In an era of mobile devices, working remotely and Cloud computing, the modern way of working means data security is increasingly crucial. One wrong move could ultimately bring down a company if sensitive data gets into the wrong hands.
It is easy to be derisory of the security lapses committed by others. Briefcases or laptops left on the commute home for example, or that conversation last year on the 16.43 Chichester to London Victoria revealing all the comings and goings of an imminent Cabinet reshuffle.
It is also easy to think we are immune from being taken in by email scams promising untold riches and lottery windfalls, which can be accessed simply by sending over all your personal details in one handy message.

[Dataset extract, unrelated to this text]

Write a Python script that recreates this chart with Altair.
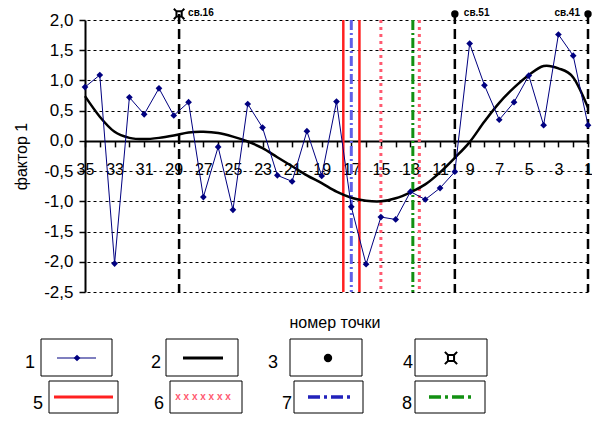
import altair as alt
import pandas as pd

# ---------------- data ----------------
point_no = list(range(35, 0, -1))
factor1 = [0.89, 1.09, -2.03, 0.72, 0.44, 0.87, 0.42, 0.64, -0.93, -0.10,
           -1.14, 0.61, 0.22, -0.57, -0.67, 0.16, -0.58, 0.65, -1.09, -2.04,
           -1.26, -1.30, -0.84, -0.97, -0.78, -0.51, 1.61, 0.92, 0.35, 0.64,
           1.08, 0.26, 1.76, 1.41, 0.26]
trend = [0.74, 0.40, 0.15, 0.05, 0.03, 0.05, 0.09, 0.14, 0.15, 0.13,
         0.07, -0.01, -0.12, -0.27, -0.42, -0.57, -0.70, -0.84, -0.94, -0.99,
         -1.00, -0.95, -0.85, -0.72, -0.52, -0.28, -0.02, 0.32, 0.63, 0.88,
         1.09, 1.24, 1.20, 1.05, 0.55]

well_n = [28.64, 10, 1]
well_labels = ["св.16", "св.51", "св.41"]
red_solid_n = [17.54, 16.45]
blue_dashdot_n = [17.0]
red_x_n = [15.0, 12.4]
green_dashdot_n = [12.84]

y_ticks = [-2.5, -2.0, -1.5, -1.0, -0.5, 0.0, 0.5, 1.0, 1.5, 2.0]
x_ticks = list(range(1, 36))
y_min, y_max, marker_level = -2.5, 2.0, 2.1

FONT = "Liberation Sans"
# square with corner spikes (the "¤" marker)
SQ_MARK = ("M-0.5,-0.5L0.5,-0.5L0.5,0.5L-0.5,0.5Z"
           "M-1,-1L-0.5,-0.5M1,-1L0.5,-0.5M1,1L0.5,0.5M-1,1L-0.5,0.5")

# ---------------- scales / axes ----------------
W, H = 503, 272
zero_from_bottom = H * (0 - y_min) / (y_max - y_min)

xaxis = alt.Axis(values=x_ticks,
                 labelExpr="datum.value % 2 == 1 ? datum.value : ''",
                 offset=-zero_from_bottom, grid=False,
                 domainColor="black", domainWidth=2,
                 tickColor="black", tickWidth=1.5, tickSize=6,
                 labelPadding=15, labelFontSize=16, labelFont=FONT,
                 labelColor="black", labelFlush=False, labelOverlap=False,
                 labelAngle=0)
yaxis = alt.Axis(values=y_ticks,
                 labelExpr="replace(replace(format(datum.value, '.1f'), '.', ','), '\u2212', '-')",
                 grid=True, gridColor="black", gridDash=[3, 3], gridWidth=1,
                 domainColor="black", domainWidth=2,
                 tickColor="black", tickWidth=1.5, tickSize=6,
                 labelPadding=6, labelFontSize=17, labelFont=FONT,
                 labelColor="black", labelFlush=False,
                 titleFont=FONT, titleFontSize=16, titleFontWeight="normal",
                 titleColor="black", titlePadding=14)

X = alt.X("n:Q", scale=alt.Scale(domain=[1, 35], reverse=True, nice=False, zero=False),
          axis=xaxis, title=None)
Y = alt.Y("v:Q", scale=alt.Scale(domain=[y_min, y_max], nice=False, zero=False),
          axis=yaxis, title="фактор 1")


def vlines(ns, top, **mk):
    df = pd.DataFrame({"n": ns, "v": [top] * len(ns), "v2": [y_min] * len(ns)})
    return alt.Chart(df).mark_rule(**mk).encode(x=X, y=Y, y2="v2:Q")


layers = []
layers.append(vlines(red_solid_n, y_max, color="#ff2020", strokeWidth=2.5))
layers.append(vlines(red_x_n, y_max, color="#ff5a70", strokeWidth=3, strokeDash=[3, 4]))
layers.append(vlines(blue_dashdot_n, y_max, color="#6060e8", strokeWidth=3,
                     strokeDash=[10, 3, 2, 3]))
layers.append(vlines(green_dashdot_n, y_max, color="#129012", strokeWidth=3,
                     strokeDash=[10, 3, 2, 3]))
layers.append(vlines(well_n, marker_level, color="black", strokeWidth=2.5,
                     strokeDash=[10, 5]))

df_trend = pd.DataFrame({"n": point_no, "v": trend})
layers.append(alt.Chart(df_trend).mark_line(color="black", strokeWidth=2.5,
                                             interpolate="cardinal").encode(x=X, y=Y))

df_f = pd.DataFrame({"n": point_no, "v": factor1})
layers.append(alt.Chart(df_f).mark_line(color="#000080", strokeWidth=1).encode(x=X, y=Y))
layers.append(alt.Chart(df_f).mark_point(shape="diamond", filled=True, size=45,
                                          color="#000080", opacity=1).encode(x=X, y=Y))

# well markers at top
df_circ = pd.DataFrame({"n": well_n[1:], "v": [marker_level] * 2})
layers.append(alt.Chart(df_circ).mark_point(shape="circle", filled=True, size=55,
                                             color="black", opacity=1).encode(x=X, y=Y))
df_sq = pd.DataFrame({"n": well_n[:1], "v": [marker_level]})
layers.append(alt.Chart(df_sq).mark_point(shape=SQ_MARK, filled=False, size=110,
                                           color="black", strokeWidth=2,
                                           opacity=1).encode(x=X, y=Y))
df_lab_r = pd.DataFrame({"n": well_n[:2], "v": [marker_level + 0.02] * 2, "t": well_labels[:2]})
layers.append(alt.Chart(df_lab_r).mark_text(font=FONT, fontSize=10, fontWeight="bold",
                                             align="left", baseline="middle", dx=9,
                                             color="black").encode(x=X, y=Y, text="t:N"))
df_lab_l = pd.DataFrame({"n": well_n[2:], "v": [marker_level + 0.02], "t": well_labels[2:]})
layers.append(alt.Chart(df_lab_l).mark_text(font=FONT, fontSize=10, fontWeight="bold",
                                             align="right", baseline="middle", dx=-8,
                                             color="black").encode(x=X, y=Y, text="t:N"))

# ---------------- x title and legend (pixel layout) ----------------
one = pd.DataFrame({"k": [0]})


def txt(s, x, y, size=18):
    return alt.Chart(one).mark_text(text=s, font=FONT, fontSize=size, color="black",
                                     align="center", baseline="middle").encode(
        x=alt.value(x), y=alt.value(y))


def box(x0, x1, y0, y1):
    return alt.Chart(one).mark_rect(fill="white", stroke="black", strokeWidth=1).encode(
        x=alt.value(x0), x2=alt.value(x1), y=alt.value(y0), y2=alt.value(y1))


def hline(x0, x1, y, **mk):
    return alt.Chart(one).mark_rule(**mk).encode(x=alt.value(x0), x2=alt.value(x1), y=alt.value(y))


layers.append(txt("номер точки", 250, 303, 16))

r1 = (319, 356)
r2 = (361, 393)
boxes1 = [(-44, 27), (81, 153), (205, 277), (330, 402)]
boxes2 = [(-36, 33), (85, 157), (209, 278), (330, 400)]
labels1 = [("1", -55), ("2", 71), ("3", 188), ("4", 323)]
labels2 = [("5", -47), ("6", 74), ("7", 202), ("8", 322)]
for (a, b) in boxes1:
    layers.append(box(a, b, r1[0], r1[1]))
for (a, b) in boxes2:
    layers.append(box(a, b, r2[0], r2[1]))
for (s, x) in labels1:
    layers.append(txt(s, x, 343))
for (s, x) in labels2:
    layers.append(txt(s, x, 384))

sy1, sy2 = 338, 377
layers.append(hline(-28, 11, sy1, color="#000080", strokeWidth=1.2))
layers.append(alt.Chart(one).mark_point(shape="diamond", filled=True, size=45, color="#000080",
                                         opacity=1).encode(x=alt.value(-8), y=alt.value(sy1)))
layers.append(hline(98, 138, sy1, color="black", strokeWidth=3))
layers.append(alt.Chart(one).mark_point(shape="circle", filled=True, size=70, color="black",
                                         opacity=1).encode(x=alt.value(243), y=alt.value(sy1)))
layers.append(alt.Chart(one).mark_point(shape=SQ_MARK, filled=False, size=150, color="black",
                                         strokeWidth=2, opacity=1).encode(
    x=alt.value(366), y=alt.value(sy1)))
layers.append(hline(-31, 28, sy2, color="#ff2020", strokeWidth=3))
layers.append(alt.Chart(one).mark_text(text="x x x x x x x", font=FONT, fontSize=10,
                                        fontWeight="bold", color="#ff5a70",
                                        baseline="middle").encode(x=alt.value(118), y=alt.value(sy2)))
layers.append(hline(223, 268, sy2, color="#2222bb", strokeWidth=3.5, strokeDash=[12, 4, 3, 4]))
layers.append(hline(344, 388, sy2, color="#129012", strokeWidth=3.5, strokeDash=[12, 4, 3, 4]))

chart = alt.layer(*layers).properties(
    width=W, height=H,
    padding={"left": 77, "top": 12, "right": 4, "bottom": 123},
    autosize=alt.AutoSizeParams(type="none"),
    background="white",
).configure_view(stroke=None)

chart.save("out.html", embed_options={"renderer": "svg", "actions": False})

But for advisers and their clients, the issue is no laughing matter. Scammers are becomingly more and more sophisticated, using genuine correspondence to dupe their victims, be they clients thinking they are talking to their adviser, or advisers thinking they are carrying out client instructions.
Last year Standard Life clients were targeted by criminal gangs hacking client email accounts, and earlier this month the provider warned advisers could be liable for losses incurred from falling prey to these kind of scams.
The challenge is not just about preventing breaches of the Data Protection Act leading to possible identity theft, serious as these issues are. The sophistication of the scams means the issue is not just one of data loss, but that the interception of email is a very real threat.
This is particularly true for advisers and financial services firms more generally, who are dealing with sensitive client information on a day-to-day basis. Research carried out on behalf of Money Marketing suggests a significant numbers of firms are using non-secure email addresses such as Gmail and BT Connect to transact and communicate, with experts concerned this could lead to disastrous consequences for all parties.
The FSA first warned against the use of webmail in 2011, but this was mentioned only in passing as part of a wider project into tackling financial crime. It followed earlier work on data security in financial services in 2008, but it seems since the FCA’s inception the regulator has been quiet on the subject. The section on data security on the FCA’s website all refers back to work carried out by its predecessor.
Advisers need to be alive to the risks they are exposing themselves to by using webmail. What seems like a convenient solution in the short-term may end up costing firms business in the long run, or in the worse case scenario, costing clients their life savings.